Settlement council plans to cut West Bank in half with 1 million dunum park
The plans were presented the day before Israel’s Ministry of Tourism announced its 2022 budget.
Jerusalem24 – A plan put forward by the Yesha Council, an umbrella organization representing illegal settlements in the occupied West Bank, would entail the seizure of more than 1 million dunums of Palestinian land and would effectively put an end to the possibility of a Palestinian state.
The project for a “national park” stretching from Jerusalem in the west to the Dead Sea in the east would effectively cut the West Bank into two separate south and north enclaves.
One of the stated goals of the Yesha Council is “To prevent the establishment of a Palestinian state between the Jordan River and the Mediterranean Sea,” according to their website.
According to Israel Hayom, which publicized details of the settlement council plan, the park would stretch from the settlement of Kokhav HaShahar to the northeast of Ramallah down to the Herodion area east of Bethlehem, over to Wadi Darajeh near the Dead Sea and up to Qasr Al-Yahud (the traditional baptismal site of Jesus) on the Jordan River.
The plan includes the establishment of tourist and information centers in the area, as well mobile restaurants and a network of hotels north of the Dead Sea.
Israel Hayom shared the plan the day before Israel’s Ministry of Tourism announced its budget for the year 2022. The budget allocates NIS 300 million to tourism infrastructure development, and specifically for development in the area between Jerusalem, the Dead Sea, and Bethlehem.
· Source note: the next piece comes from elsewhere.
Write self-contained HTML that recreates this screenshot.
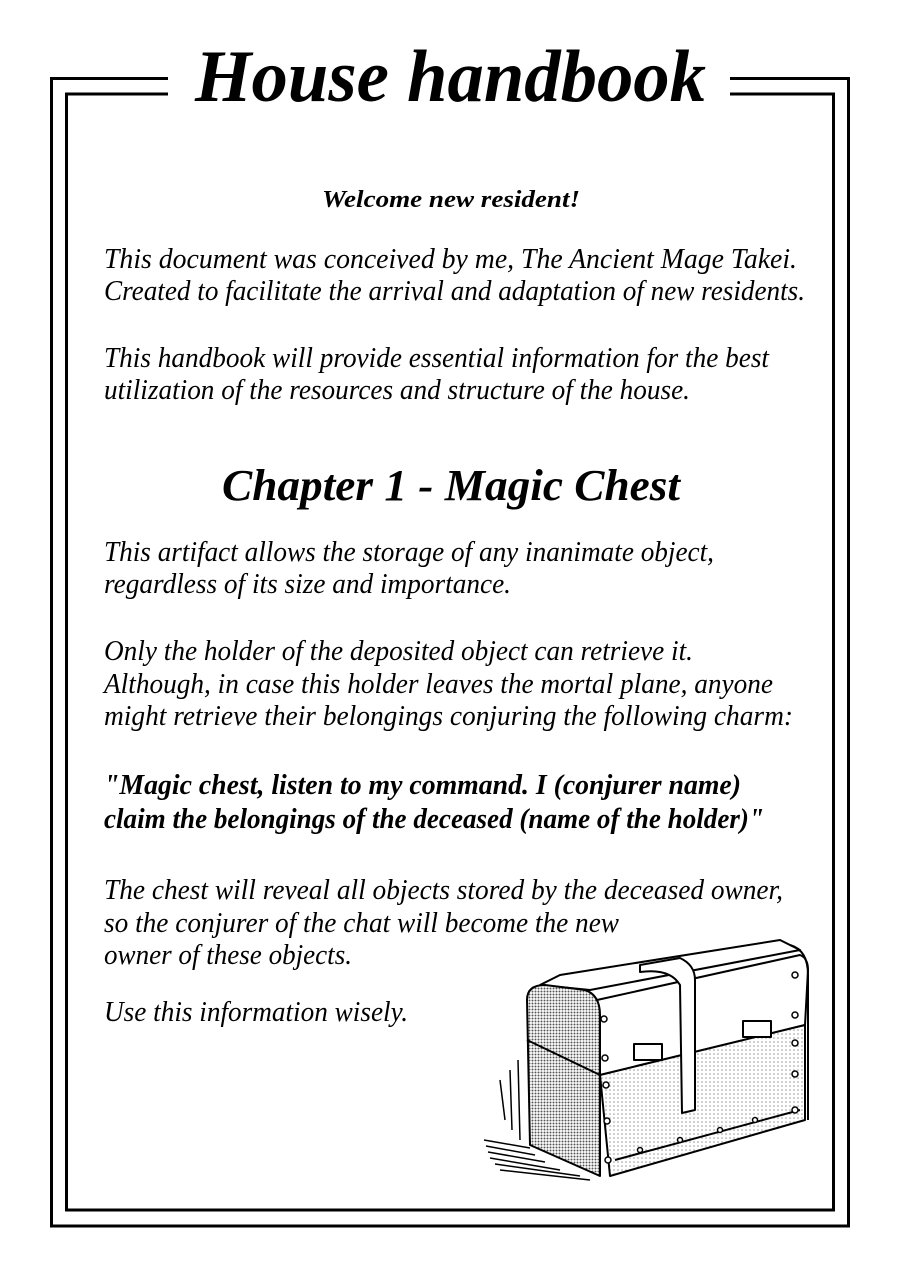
<!DOCTYPE html>
<html><head><meta charset="utf-8"><style>
html,body{margin:0;padding:0;background:#fff;}
svg{display:block;}
text{font-family:"Liberation Serif",serif;font-style:italic;fill:#000;}
</style></head><body>
<svg width="900" height="1273" viewBox="0 0 900 1273" xmlns="http://www.w3.org/2000/svg">
<defs>
<pattern id="dots" width="3" height="3" patternUnits="userSpaceOnUse"><rect width="3" height="3" fill="#fff"/><circle cx="1.5" cy="1.5" r="1" fill="#555"/></pattern>
<pattern id="dots2" width="4" height="4" patternUnits="userSpaceOnUse"><rect width="4" height="4" fill="#fff"/><circle cx="2" cy="2" r="0.8" fill="#999"/></pattern>
</defs>
<g fill="none" stroke="#000" stroke-width="3">
<path d="M168,78.5 H51.5 V1226 H848.5 V78.5 H730"/>
<path d="M168,94 H66.5 V1210 H833.5 V94 H730"/>
</g>
<text x="195" y="101" font-size="74" font-weight="bold" textLength="511" lengthAdjust="spacingAndGlyphs">House handbook</text>
<text x="322" y="207" font-size="24" font-weight="bold" textLength="258" lengthAdjust="spacingAndGlyphs">Welcome new resident!</text>
<g font-size="29">
<text x="104" y="268" textLength="693" lengthAdjust="spacingAndGlyphs">This document was conceived by me, The Ancient Mage Takei.</text>
<text x="104" y="300" textLength="701" lengthAdjust="spacingAndGlyphs">Created to facilitate the arrival and adaptation of new residents.</text>
<text x="104" y="367" textLength="665" lengthAdjust="spacingAndGlyphs">This handbook will provide essential information for the best</text>
<text x="104" y="399" textLength="586" lengthAdjust="spacingAndGlyphs">utilization of the resources and structure of the house.</text>
<text x="104" y="561" textLength="610" lengthAdjust="spacingAndGlyphs">This artifact allows the storage of any inanimate object,</text>
<text x="104" y="593" textLength="407" lengthAdjust="spacingAndGlyphs">regardless of its size and importance.</text>
<text x="104" y="660" textLength="589" lengthAdjust="spacingAndGlyphs">Only the holder of the deposited object can retrieve it.</text>
<text x="104" y="693" textLength="669" lengthAdjust="spacingAndGlyphs">Although, in case this holder leaves the mortal plane, anyone</text>
<text x="104" y="725" textLength="689" lengthAdjust="spacingAndGlyphs">might retrieve their belongings conjuring the following charm:</text>
<text x="104" y="794" font-weight="bold" textLength="637" lengthAdjust="spacingAndGlyphs">"Magic chest, listen to my command. I (conjurer name)</text>
<text x="104" y="828" font-weight="bold" textLength="660" lengthAdjust="spacingAndGlyphs">claim the belongings of the deceased (name of the holder)"</text>
<text x="104" y="899" textLength="679" lengthAdjust="spacingAndGlyphs">The chest will reveal all objects stored by the deceased owner,</text>
<text x="104" y="932" textLength="515" lengthAdjust="spacingAndGlyphs">so the conjurer of the chat will become the new</text>
<text x="104" y="964" textLength="248" lengthAdjust="spacingAndGlyphs">owner of these objects.</text>
<text x="104" y="1021" textLength="304" lengthAdjust="spacingAndGlyphs">Use this information wisely.</text>
</g>
<text x="222" y="500" font-size="44" font-weight="bold" textLength="458" lengthAdjust="spacingAndGlyphs">Chapter 1 - Magic Chest</text>
<g stroke="#000" stroke-width="2" stroke-linejoin="round">
<g stroke-width="1.5">
<path d="M484,1140 L530,1148 M486,1146 L535,1155 M488,1152 L545,1162 M490,1158 L560,1170 M495,1164 L580,1176 M500,1170 L590,1180"/>
<path d="M500,1080 L505,1120 M510,1070 L512,1130 M518,1060 L520,1140"/>
</g>
<path d="M540,985 L590,990 L800,950 L780,940 L560,975 Z" fill="#fff"/>
<path d="M597,1000 L800,955 Q808,958 808,970 L805,1025 L600,1075 Z" fill="#fff"/>
<path d="M600,1075 L805,1025 L805,1120 L610,1176 Z" fill="url(#dots2)"/>
<path d="M615,1160 L800,1110" fill="none"/>
<path d="M527,1000 Q527,985 545,985 L585,990 Q600,995 600,1015 L600,1176 L530,1145 Z" fill="url(#dots)"/>
<path d="M527,1040 L600,1075" fill="none"/>
<path d="M640,965 L680,958 Q695,965 695,980 L695,1110 L682,1113 L680,985 Q670,968 640,972 Z" fill="#fff"/>
<rect x="634" y="1044" width="28" height="16" fill="#fff"/>
<rect x="743" y="1021" width="28" height="16" fill="#fff"/>
<path d="M790,945 Q808,950 808,975 L808,1120" fill="none"/>
<g fill="#fff" stroke-width="1.5">
<circle cx="604" cy="1019" r="3"/><circle cx="605" cy="1058" r="3"/><circle cx="606" cy="1085" r="3"/><circle cx="607" cy="1121" r="3"/><circle cx="608" cy="1160" r="3"/>
<circle cx="795" cy="975" r="3"/><circle cx="795" cy="1015" r="3"/><circle cx="795" cy="1043" r="3"/><circle cx="795" cy="1074" r="3"/><circle cx="795" cy="1110" r="3"/>
<circle cx="640" cy="1150" r="2.5"/><circle cx="680" cy="1140" r="2.5"/><circle cx="720" cy="1130" r="2.5"/><circle cx="755" cy="1120" r="2.5"/>
</g>
</g>
</svg>
</body></html>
Applications for projects to be financed by the 2022 budget must be submitted by 14 July.
Yesha Council has not said whether it will submit its plans for consideration under this year’s budget.
Madeeha Al-A’raj of the National Office for the Defense of Land and Resistance to Settlement said in a weekly settlement activity report, “Although the scheme is still preliminary, it is considered strategic in its political content.”
The plan, which would effectively end the possibility of a two-state solution, would likely meet with resistance from within the Israeli government itself.
Al-A’raj added, “The settlement bloc is searching for partners to support the project, and to push the occupation government to adopt it.”